Focus on Research

January 27, 2012 11:54 am

Something for the weekend

When an individual has a poor credit rating, it is likely it will be extremely difficult for the person concerned to get a loan. But new research has found that in some instances being seen as a bad credit risk can in fact work to the borrower’s benefit.

Academics from MIT Sloan School of Management and Cornell University, in the US looked at data on the behaviour of borrowers and lenders on the microlending website Prosper. They discovered that individuals with poor credit ratings appeared to attract the most favourable response from lenders.

“They [borrowers] infer that there must be something really good about a borrower who is getting a loan in spite of having a poor credit rating,” says Juanjuan Zhang an associate professor of marketing at the Sloan school.

On the microlending website would-be borrowers put forward their reasons for needing a loan in a public posting. Lenders can then see who is willing to lend money and whether other lenders consider the borrower to be trustworthy.

Prof Zhang, with Peng Lui, an assistant professor at the Center for Real Estate and Finance, School of Hotel Administration, Cornell University, also looked at the performance of the loans to see if they were able to gain any insight into which ones were more likely to default. They discovered that those loans to borrowers, who despite having poor credit ratings, had nevertheless won over lenders, tended to out-perform equally popular loans with higher credit ratings.

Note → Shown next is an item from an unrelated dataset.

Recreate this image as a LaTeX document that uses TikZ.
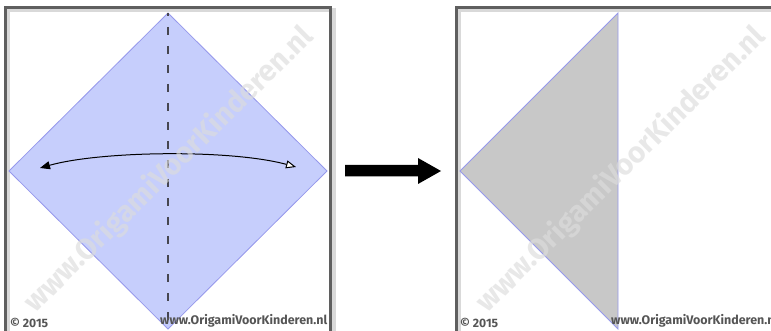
\documentclass[tikz,border=0pt]{standalone}
\usepackage{fontspec}
\setmainfont{Fira Sans}
\usepackage{graphicx}
\usetikzlibrary{arrows.meta}
\definecolor{paperblue}{RGB}{198,206,252}
\definecolor{paperedge}{RGB}{150,152,236}
\definecolor{papergray}{RGB}{200,200,200}
\definecolor{framegray}{RGB}{95,95,95}
\definecolor{creditgray}{RGB}{85,85,85}
\definecolor{wmgray}{RGB}{220,220,220}
\tikzset{
  framebox/.style={draw=framegray, line width=3pt},
  frameshadow/.style={draw=black, opacity=0.15, line width=4pt},
  paper/.style={fill=paperblue, draw=paperedge, line width=0.8pt},
  paperback/.style={fill=papergray, draw=paperedge, line width=0.8pt},
  valley/.style={draw={rgb,255:red,70;green,70;blue,80}, line width=1.5pt, dash pattern=on 8pt off 11pt, dash phase=5pt},
  foldarrow/.style={draw=black, line width=1pt, {Triangle[length=10pt,width=8pt]}-{Triangle[open,length=10pt,width=8pt,fill=white]}},
  bigarrow/.style={fill=black},
  credit/.style={inner sep=0pt, text=creditgray, font=\bfseries},
  watermark/.style={inner sep=0pt, text=wmgray, opacity=0.65, font=\bfseries, rotate=44.6},
}
\begin{document}
\begin{tikzpicture}[x=1pt,y=-1pt]
\useasboundingbox (0,0) rectangle (771,331);
\fill[white] (0,0) rectangle (771,331);
\begin{scope}
\clip (0,0) rectangle (771,331);
% frames with shadow
\draw[frameshadow] (8,10.5) rectangle (333.5,348);
\draw[framebox] (5.5,8) rectangle (330.5,345);
\draw[frameshadow] (458.5,10.5) rectangle (793,348);
\draw[framebox] (456,8) rectangle (790,345);

% left panel: square as diamond
\coordinate (dt) at (168,13);
\coordinate (dr) at (327,171);
\coordinate (db) at (168,329);
\coordinate (dl) at (9,171);
\draw[paper] (dt) -- (dr) -- (db) -- (dl) -- cycle;
\draw[valley] (dt) -- (db);
\coordinate (al) at (40,168);
\coordinate (ar) at (296,167);
\draw[foldarrow] (al) .. controls (100,151) and (230,149) .. (ar);

% right panel: folded triangle
\coordinate (tt) at (618,13);
\coordinate (tl) at (460,171);
\coordinate (tb) at (618,329);
\draw[paperback] (tt) -- (tb) -- (tl) -- cycle;

% big arrow between steps
\fill[bigarrow] (345,165) -- (418,165) -- (418,158) -- (441,171) -- (418,184) -- (418,176.5) -- (345,176.5) -- cycle;

% watermarks
\node[watermark] (wm1) at (169,170) {\resizebox{392pt}{!}{www.OrigamiVoorKinderen.nl}};
\node[watermark] (wm2) at (621,170) {\resizebox{392pt}{!}{www.OrigamiVoorKinderen.nl}};

% credits
\node[credit, anchor=south west] (c1) at (10,327.5) {\resizebox{38pt}{!}{© 2015}};
\node[credit, anchor=south west] (u1) at (160,327.5) {\resizebox{167pt}{!}{www.OrigamiVoorKinderen.nl}};
\node[credit, anchor=south west] (c2) at (460,327.5) {\resizebox{38pt}{!}{© 2015}};
\node[credit, anchor=south west] (u2) at (611,327.5) {\resizebox{167pt}{!}{www.OrigamiVoorKinderen.nl}};
\end{scope}
\end{tikzpicture}
\end{document}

“The reassuring news from this study is that people on microlending websites tend to be savvy, entrepreneurial investors who learn from their peer lenders,” says Prof Zhang.

It is a conundrum familiar to many retailers; should you reward your own customers for their loyalty, thereby encouraging them to continue to shop with you, or should you try to woo new customers by offering a cut-price deal?

Known as behaviour-based pricing, offering different prices to different customers based on their past purchasing behaviour is a staple in retailing.

Traditionally and instinctively retailers believe that if they wish to maximise loyalty and make money from their customers then they need to reward these customers, making them more loyal. But academic research has been sceptical about this approach, stating that since these customers have already demonstrated their loyalty, there is no need to reward them because they have shown their intention to buy the goods. Instead it is suggested that retailers should try to lure a competitor’s customers by offering lower prices.

In an attempt to solve this puzzle, Jiwoong Shin, an associate professor of marketing and K Sudhir, a professor of marketing, both at Yale School of Management, Yale University have asked when is it profitable to reward one’s own customers?

In their research Prof Shin and Prof Sudhir have found that when a small group of customers provide a large percentage of profits and when, at the same time, it is also easy for these customers to switch their custom, then retailers should follow their instincts and reward their customers.

Recognising these factors say the authors gives a crucial insight into when BBP should be used and will allow retailers to “arrive at the right balance between customer acquisition and retention”.

The paper “A customer management dilemma: when is it profitable to reward one’s own customers?” is published in Marketing Science.

If you are a top female executive, are white and perhaps on occasion assert your authority in the workplace, research shows that the chances are that you will be viewed negatively. However, do the same perceptions exist if you are a black female executive?

Robert Livingston, an assistant professor of management at the Kellogg School of Management at Northwestern University and Ashleigh Shelby Rosette, an assistant professor of management at Fuqua School of Business at Duke University say that previous research has shown that white women and black men should be “docile, warm and communal”

To discover whether black female executives are subject to the same stereotypes, they surveyed 84 non-black participants, giving each one a photograph and a fictitious description of a senior executive at a leading company. The participants were then asked questions based on meetings between the executive and a junior employee. In some of these scenarios the executive showed anger and assertiveness, whilst in others the executive appeared more encouraging and compassionate

The results revealed that those black male and white female executives who demonstrated dominant behaviour were seen in a negative light. But, white male and black female executives did not receive the same negative evaluation if they displayed anger or asserted their authority.

In the case of black women Prof Livingston suggests the reason for this might be because black women “do not represent the same level of threat as black men, nor do they activate the same level of ‘surprise’ as white women who behave assertively”.

Prof Rosette says that their findings challenge previous theories that assumed that because of both her race and her gender a black female leader would be subject to double the negative perceptions.

“The intersection of race and gender may place dominant black women in a unique position that buffers them from some of the racial prejudices aimed at black male leaders and the gender biases directed toward white female leaders, “ she says

The research, “Can an agentic black woman get ahead? The impact of race and interpersonal dominance on perceptions of female leaders” will be published online in the journal of Psychological Science.

This article has been amended since original publication.